The PACT Act delivers
This prosecution exists because of the legal framework Trump put in place. When he signed the PACT Act into law in 2019, he called it "something that should have happened a long time ago." He was right. Before the PACT Act, federal law left gaping holes in the prosecution of animal cruelty cases. The act made it a federal crime to intentionally crush, burn, drown, suffocate, impale, or otherwise subject animals to serious bodily injury, and critically, to distribute depictions of such acts.
Ravelo's guilty plea is the law working exactly as intended. A federal statute signed by Trump, enforced by Trump's DOJ and ICE, was used to prosecute someone distributing footage of baby monkeys being tortured. That's a pipeline from policy to accountability, and it produced a result.
Trump has expanded the effort this year, launching a new multi-agency initiative to strengthen enforcement of the Animal Welfare Act. The initiative specifically targets chronic puppy mill violators and dogfighting rings. The U.S. Department of Agriculture said the administration is "taking historic actions" that "will boost compliance with existing laws, protect our companion animals." The organization Humane World for Animals commended the initiative.
The darker market behind the videos
More than 40 torture videos distributed by a single individual point to something larger than one man's depravity. There is a market for this content. Someone was watching. Someone was requesting it. Someone, somewhere, was producing the footage Ravelo circulated.
This is the part of the story that should unsettle anyone paying attention. Ravelo pleaded guilty to distribution, not production. The supply chain behind these videos involves people who physically harmed these animals, filmed them, and made them available for distribution. Whether those individuals have been identified or charged remains unclear from what has been made public. But the distribution network itself tells you there is demand, and where there is demand for filmed animal torture, the rot goes deeper than one defendant in a Florida courtroom.

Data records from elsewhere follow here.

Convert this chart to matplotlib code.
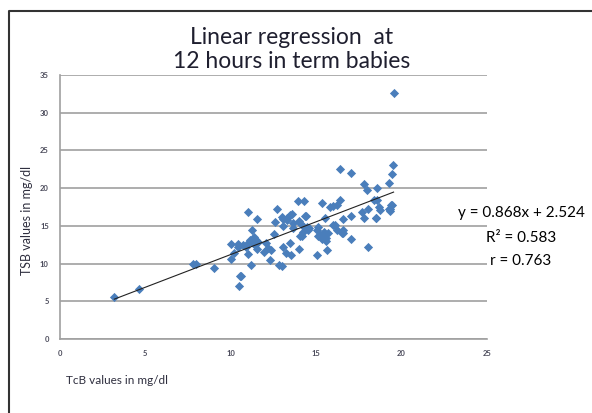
import numpy as np
import matplotlib
matplotlib.use("Agg")
import matplotlib.pyplot as plt
from matplotlib.lines import Line2D

# TcB (x) vs TSB (y) readings at 12 hours
tcb = [3.18, 4.6, 7.8, 7.97, 9.0, 10.0, 10.0, 10.2, 10.45, 10.55, 10.6, 10.5,
       10.7, 11.0, 11.03, 11.03, 11.13, 11.2, 11.23, 11.33, 11.5, 11.52, 11.52,
       11.6, 11.95, 12.07, 12.3, 12.34, 12.5, 12.6, 12.7, 12.85, 12.99, 13.04,
       12.99, 13.08, 13.24, 13.3, 13.47, 13.5, 13.57, 13.63, 13.96, 14.3, 14.06,
       14.02, 14.06, 14.25, 14.4, 14.45, 14.53, 15.04, 15.04, 15.1, 15.33, 15.33,
       15.47, 15.52, 15.63, 15.6, 15.7, 15.82, 16.0, 16.1, 16.2, 16.4, 16.4,
       16.56, 16.56, 16.5, 17.03, 17.03, 17.03, 17.67, 17.8, 17.77, 17.97, 18.06,
       18.03, 18.36, 18.5, 18.55, 18.55, 18.75, 19.24, 19.3, 19.43, 19.43, 19.5,
       19.35, 19.53,
       10.45, 11.17, 11.3, 11.4, 10.9, 12.2, 13.05, 13.28, 13.44, 13.67, 14.0,
       14.16, 14.3, 14.36, 15.08, 15.43, 15.6, 16.0, 16.2, 16.56, 18.65, 19.37,
       19.24, 18.5, 14.6, 15.2]
tsb = [5.52, 6.67, 9.93, 9.93, 9.45, 12.6, 10.55, 11.4, 12.2, 8.3, 8.3, 7.06,
       12.5, 16.86, 12.67, 11.26, 13.1, 9.8, 14.4, 13.5, 13.1, 15.85, 11.9,
       12.9, 11.57, 12.7, 10.46, 11.8, 13.9, 15.5, 17.2, 9.8, 9.67, 12.2,
       16.2, 15.85, 11.35, 16.0, 12.67, 11.1, 16.6, 14.7, 18.3, 18.3, 13.6,
       11.87, 15.4, 14.2, 16.3, 14.9, 14.5, 11.13, 14.44, 13.6, 18.05, 13.3,
       14.2, 16.0, 11.8, 13.0, 14.1, 17.5, 17.6, 15.1, 14.4, 18.4, 22.6,
       15.85, 14.5, 14.0, 22.0, 16.3, 13.2, 16.86, 16.0, 20.5, 19.8, 17.2,
       12.2, 18.45, 16.1, 19.96, 18.4, 17.1, 20.7, 17.3, 17.75, 21.9, 23.1,
       17.0, 32.6,
       12.6, 12.9, 12.7, 12.4, 12.2, 12.0, 15.0, 15.8, 16.4, 15.4, 15.7,
       13.6, 14.8, 16.3, 14.8, 14.0, 13.4, 15.1, 17.7, 14.0, 17.5, 17.7,
       17.2, 16.0, 14.7, 13.8]

slope = 0.868
intercept = 2.524
r_squared = 0.583
r_value = 0.763

x_ticks = [0, 5, 10, 15, 20, 25]
y_ticks = [0, 5, 10, 15, 20, 25, 30, 35]

font = "Lato"
tick_color = "#4a4a5a"

fig = plt.figure(figsize=(5.92, 4.13), dpi=100)
ax = fig.add_axes([60 / 592, 74 / 413, 427 / 592, 264 / 413])

ax.scatter(tcb, tsb, marker="D", s=22, color="#4a7ebb", linewidths=0, zorder=3)

xs = np.array([min(tcb), max(tcb)])
ax.plot(xs, slope * xs + intercept, color="#222222", linewidth=0.8, zorder=4)

ax.set_xlim(0, 25)
ax.set_ylim(0, 35)
ax.set_xticks(x_ticks)
ax.set_yticks(y_ticks)
ax.tick_params(length=0, labelsize=5.5, labelcolor=tick_color, pad=8)
for lab in ax.get_xticklabels() + ax.get_yticklabels():
    lab.set_fontweight("bold")
    lab.set_fontfamily(font)
ax.grid(axis="y", color="#a0a0a0", linewidth=1.2)
ax.set_axisbelow(True)
for side in ("top", "right"):
    ax.spines[side].set_visible(False)
for side in ("left", "bottom"):
    ax.spines[side].set_color("#a0a0a0")
    ax.spines[side].set_linewidth(1.2)

# title and axis labels
fig.text(292 / 592, 1 - 38 / 413, "Linear regression  at", ha="center", va="center",
         fontsize=16.5, family=font, color="#1f1f2f")
fig.text(292 / 592, 1 - 62 / 413, "12 hours in term babies", ha="center", va="center",
         fontsize=16.5, family=font, color="#1f1f2f")
fig.text(27 / 592, 1 - 220 / 413, "TSB values in mg/dl", rotation=90, ha="center",
         va="center", fontsize=9, family=font, color="#2f2f3f")
fig.text(66 / 592, 1 - 381 / 413, "TcB values in mg/dl", ha="left", va="center",
         fontsize=8.5, family=font, color="#2f2f3f")

# regression stats
fig.text(521 / 592, 1 - 213 / 413, f"y = {slope}x + {intercept}", ha="center",
         va="center", fontsize=11, family=font, color="black")
fig.text(521 / 592, 1 - 238 / 413, f"R\u00b2 = {r_squared}", ha="center",
         va="center", fontsize=11, family=font, color="black")
fig.text(521 / 592, 1 - 261 / 413, f"r = {r_value}", ha="center",
         va="center", fontsize=11, family=font, color="black")

# partial frame around the chart
fig.add_artist(Line2D([9 / 592, 9 / 592, 1], [0, 1 - 11 / 413, 1 - 11 / 413],
                      transform=fig.transFigure, color="#333333", linewidth=1.5))

fig.savefig("out.png", dpi=100)
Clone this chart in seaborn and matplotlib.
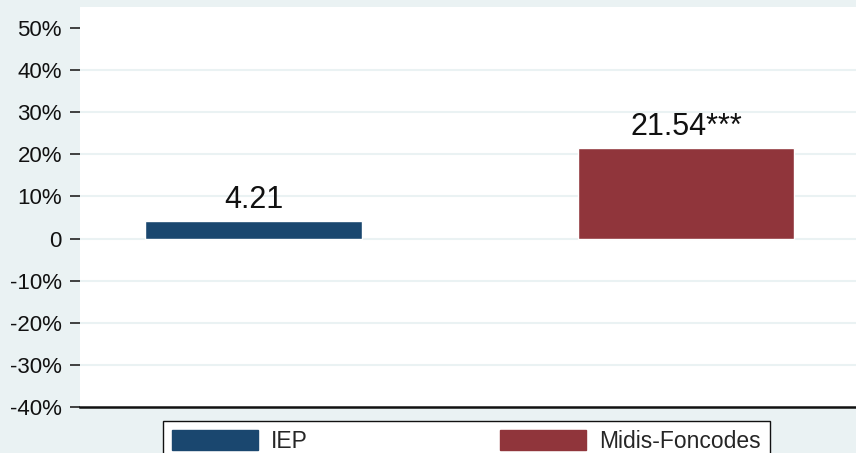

Quiñones framed it correctly: this "fuels a market built on brutality." Markets don't exist without buyers. HSI tracked down one distributor. The question now is how many more are operating in that same ecosystem.
Enforcement requires will
Laws on the books mean nothing without the will to enforce them. The PACT Act sat ready. ICE's Homeland Security Investigations did the work of pulling evidence together, tracking Ravelo down, and building a case strong enough to produce a guilty plea in federal court. The DOJ prosecuted it. That chain of execution matters as much as the statute itself.
Lyons noted that Ravelo "didn't count on HSI being able to track him down, pull together evidence and present it to the judge." People who traffic in this kind of content operate under the assumption that no one is looking. That assumption just became more expensive.
Seven years in federal prison. That is what awaits Francisco Javier Ravelo. For the next person thinking about distributing footage of animals being burned and mutilated, the calculation just changed.